The equity firm, Guardian Capital Partners PLC says, typically in a private equity investment, at least a 3-5 year gestation period is needed by the companies from the time of capital infusion to achieve the targeted growth.
It points out, in this situation, requiring private equity investors who have already taken a substantial risk during the initial growth period to be locked in for a further year reduces the attractiveness of the industry for those who participate in supplying this emerging source of risk capital to the local landscape.
The firm in its 2011 annual report says the law was primarily targeted at companies that launch IPOs within a few months of placing shares privately at a discount to the IPO price.
Firm’s Chairman Israel Paulraj observes that regulations are needed to protect investors and the integrity of the market, but warns over regulation is harmful.
“As it stands now, private equity investors would be locked in for a period of 9 months after an IPO; and where the placement has been done within the 12 months prior to the IPO, the lock in would be extended up to 1 year” added Guardian Capital in its 2011 annual report.

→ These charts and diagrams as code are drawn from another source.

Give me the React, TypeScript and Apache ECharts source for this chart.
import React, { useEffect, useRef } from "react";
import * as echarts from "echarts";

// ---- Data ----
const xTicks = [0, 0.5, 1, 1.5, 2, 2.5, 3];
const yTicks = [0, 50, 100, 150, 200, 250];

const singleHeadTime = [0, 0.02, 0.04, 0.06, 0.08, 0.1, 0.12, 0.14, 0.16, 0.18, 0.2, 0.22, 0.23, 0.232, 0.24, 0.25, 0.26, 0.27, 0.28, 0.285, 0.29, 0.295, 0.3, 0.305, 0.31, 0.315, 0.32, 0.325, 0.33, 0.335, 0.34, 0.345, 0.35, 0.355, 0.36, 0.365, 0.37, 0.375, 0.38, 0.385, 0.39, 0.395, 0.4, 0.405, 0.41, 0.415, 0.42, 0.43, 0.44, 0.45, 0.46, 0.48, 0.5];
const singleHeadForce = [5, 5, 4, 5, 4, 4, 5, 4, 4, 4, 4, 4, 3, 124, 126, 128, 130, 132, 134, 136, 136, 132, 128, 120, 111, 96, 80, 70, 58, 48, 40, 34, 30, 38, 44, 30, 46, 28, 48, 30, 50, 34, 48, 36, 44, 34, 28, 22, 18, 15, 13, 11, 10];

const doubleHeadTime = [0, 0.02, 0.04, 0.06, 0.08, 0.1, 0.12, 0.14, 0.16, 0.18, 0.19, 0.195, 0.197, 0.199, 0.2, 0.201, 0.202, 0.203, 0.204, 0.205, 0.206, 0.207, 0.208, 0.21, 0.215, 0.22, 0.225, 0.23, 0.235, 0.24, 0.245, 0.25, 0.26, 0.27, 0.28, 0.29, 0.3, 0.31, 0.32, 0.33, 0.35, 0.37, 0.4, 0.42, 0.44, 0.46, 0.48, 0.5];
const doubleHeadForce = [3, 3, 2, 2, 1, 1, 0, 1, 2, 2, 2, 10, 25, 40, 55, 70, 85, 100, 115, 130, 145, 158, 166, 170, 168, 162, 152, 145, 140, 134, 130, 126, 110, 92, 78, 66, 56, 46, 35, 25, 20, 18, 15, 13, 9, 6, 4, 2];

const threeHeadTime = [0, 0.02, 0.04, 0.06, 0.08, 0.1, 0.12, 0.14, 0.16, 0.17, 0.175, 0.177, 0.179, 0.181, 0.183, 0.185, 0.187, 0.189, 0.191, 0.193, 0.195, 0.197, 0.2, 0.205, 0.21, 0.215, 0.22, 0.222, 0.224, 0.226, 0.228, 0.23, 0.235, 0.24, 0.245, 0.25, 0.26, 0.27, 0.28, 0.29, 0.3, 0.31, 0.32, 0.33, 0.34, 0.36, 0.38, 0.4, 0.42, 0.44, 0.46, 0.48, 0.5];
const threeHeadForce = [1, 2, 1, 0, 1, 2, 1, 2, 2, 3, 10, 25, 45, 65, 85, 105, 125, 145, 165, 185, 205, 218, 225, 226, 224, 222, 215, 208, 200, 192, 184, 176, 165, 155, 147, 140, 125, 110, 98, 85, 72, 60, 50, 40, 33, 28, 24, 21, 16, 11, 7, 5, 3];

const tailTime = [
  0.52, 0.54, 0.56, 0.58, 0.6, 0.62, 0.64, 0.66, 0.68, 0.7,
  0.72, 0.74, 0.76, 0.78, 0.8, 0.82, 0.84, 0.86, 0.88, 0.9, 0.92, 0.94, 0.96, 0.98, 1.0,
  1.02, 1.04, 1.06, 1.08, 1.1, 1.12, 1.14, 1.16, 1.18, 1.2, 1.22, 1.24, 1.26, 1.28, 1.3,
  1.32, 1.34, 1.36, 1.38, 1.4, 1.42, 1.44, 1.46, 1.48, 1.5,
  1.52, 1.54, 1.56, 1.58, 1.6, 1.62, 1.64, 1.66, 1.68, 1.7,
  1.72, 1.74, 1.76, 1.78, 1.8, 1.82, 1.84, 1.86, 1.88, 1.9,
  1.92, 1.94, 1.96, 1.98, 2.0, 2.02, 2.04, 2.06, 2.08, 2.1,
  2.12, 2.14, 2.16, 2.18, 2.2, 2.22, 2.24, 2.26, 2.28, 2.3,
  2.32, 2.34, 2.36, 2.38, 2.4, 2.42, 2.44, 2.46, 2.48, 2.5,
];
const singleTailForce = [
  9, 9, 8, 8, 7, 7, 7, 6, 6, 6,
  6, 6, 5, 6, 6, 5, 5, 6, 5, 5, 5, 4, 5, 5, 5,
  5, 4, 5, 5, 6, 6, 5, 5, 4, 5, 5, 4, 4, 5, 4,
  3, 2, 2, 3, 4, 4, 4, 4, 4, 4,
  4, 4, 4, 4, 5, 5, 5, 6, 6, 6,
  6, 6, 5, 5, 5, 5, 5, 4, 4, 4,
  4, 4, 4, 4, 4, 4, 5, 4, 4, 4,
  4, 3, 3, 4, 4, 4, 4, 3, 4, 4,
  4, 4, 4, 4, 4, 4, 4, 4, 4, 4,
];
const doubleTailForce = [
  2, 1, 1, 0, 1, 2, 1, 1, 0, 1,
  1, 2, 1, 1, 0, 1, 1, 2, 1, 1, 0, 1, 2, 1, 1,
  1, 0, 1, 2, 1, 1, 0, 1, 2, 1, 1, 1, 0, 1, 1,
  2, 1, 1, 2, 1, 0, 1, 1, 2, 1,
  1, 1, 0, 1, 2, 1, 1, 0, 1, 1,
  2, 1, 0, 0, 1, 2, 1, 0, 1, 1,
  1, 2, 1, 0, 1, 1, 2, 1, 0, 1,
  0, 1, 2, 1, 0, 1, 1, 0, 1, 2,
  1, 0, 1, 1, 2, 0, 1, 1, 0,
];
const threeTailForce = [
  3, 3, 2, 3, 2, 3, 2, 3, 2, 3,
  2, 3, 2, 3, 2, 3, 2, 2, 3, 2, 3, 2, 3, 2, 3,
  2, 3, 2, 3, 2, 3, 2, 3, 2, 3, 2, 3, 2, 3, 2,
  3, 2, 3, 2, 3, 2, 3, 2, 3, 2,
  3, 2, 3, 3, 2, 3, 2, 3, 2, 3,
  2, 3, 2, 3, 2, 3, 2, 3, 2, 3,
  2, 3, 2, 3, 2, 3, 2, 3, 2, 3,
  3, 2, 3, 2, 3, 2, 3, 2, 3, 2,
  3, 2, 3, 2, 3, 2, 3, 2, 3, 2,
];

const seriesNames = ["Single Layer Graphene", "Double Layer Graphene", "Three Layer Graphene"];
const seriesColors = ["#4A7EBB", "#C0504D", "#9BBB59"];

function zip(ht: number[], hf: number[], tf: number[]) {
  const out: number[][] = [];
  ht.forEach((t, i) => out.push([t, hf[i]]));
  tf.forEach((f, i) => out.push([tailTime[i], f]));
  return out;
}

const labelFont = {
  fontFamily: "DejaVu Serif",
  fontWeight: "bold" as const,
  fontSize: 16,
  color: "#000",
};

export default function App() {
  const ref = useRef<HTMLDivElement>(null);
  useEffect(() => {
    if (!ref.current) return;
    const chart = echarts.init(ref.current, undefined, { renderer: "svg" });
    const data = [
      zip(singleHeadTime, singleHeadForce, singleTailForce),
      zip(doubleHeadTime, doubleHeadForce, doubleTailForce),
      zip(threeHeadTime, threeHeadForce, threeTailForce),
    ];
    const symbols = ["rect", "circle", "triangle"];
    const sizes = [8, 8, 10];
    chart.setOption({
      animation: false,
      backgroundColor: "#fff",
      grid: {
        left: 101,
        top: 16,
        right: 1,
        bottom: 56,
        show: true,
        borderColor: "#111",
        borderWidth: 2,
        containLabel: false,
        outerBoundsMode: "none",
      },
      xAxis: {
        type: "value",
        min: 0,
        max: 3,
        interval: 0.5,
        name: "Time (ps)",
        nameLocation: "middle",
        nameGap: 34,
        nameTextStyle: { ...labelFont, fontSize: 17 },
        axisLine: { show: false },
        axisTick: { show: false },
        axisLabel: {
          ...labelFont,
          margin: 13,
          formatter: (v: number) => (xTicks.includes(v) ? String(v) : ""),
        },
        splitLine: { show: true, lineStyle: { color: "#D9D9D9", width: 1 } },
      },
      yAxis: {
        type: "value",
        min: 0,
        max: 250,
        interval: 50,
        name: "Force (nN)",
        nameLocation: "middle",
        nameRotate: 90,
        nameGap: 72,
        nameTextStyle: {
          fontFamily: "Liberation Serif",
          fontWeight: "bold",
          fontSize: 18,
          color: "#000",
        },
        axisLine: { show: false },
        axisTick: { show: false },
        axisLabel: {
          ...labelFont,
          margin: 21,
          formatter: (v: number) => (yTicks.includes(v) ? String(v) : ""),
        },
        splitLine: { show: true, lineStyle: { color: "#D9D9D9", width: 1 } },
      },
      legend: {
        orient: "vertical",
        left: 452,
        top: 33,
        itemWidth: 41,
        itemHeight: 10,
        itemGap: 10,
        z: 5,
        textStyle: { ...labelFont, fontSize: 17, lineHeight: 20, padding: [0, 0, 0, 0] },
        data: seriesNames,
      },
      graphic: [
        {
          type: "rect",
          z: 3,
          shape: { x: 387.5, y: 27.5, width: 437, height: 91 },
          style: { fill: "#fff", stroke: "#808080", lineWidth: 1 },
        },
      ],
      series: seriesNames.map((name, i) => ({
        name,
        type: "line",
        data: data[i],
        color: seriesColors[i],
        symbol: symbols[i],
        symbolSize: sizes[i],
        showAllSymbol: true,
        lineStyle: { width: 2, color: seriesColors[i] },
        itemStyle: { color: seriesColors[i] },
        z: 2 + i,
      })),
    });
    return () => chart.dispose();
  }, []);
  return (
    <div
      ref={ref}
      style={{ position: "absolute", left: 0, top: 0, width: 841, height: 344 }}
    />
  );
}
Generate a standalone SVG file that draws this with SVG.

“We would also like to note that in other emerging markets, such lock-in periods commence from the date of the allotment of private placement shares, in line with the regulation that was in force previously in Sri Lanka, where PE investors were locked in for a year from the share allotment date” added Israel Paulraj, in his statement published in the annual report.
Guardian Capital Partners PLC which has completed the first full year of operations as a specialized private equity investment vehicle during the year 2011, says as of the end of the last financial year, the company was holding a total portfolio of Rs. 522.2 million.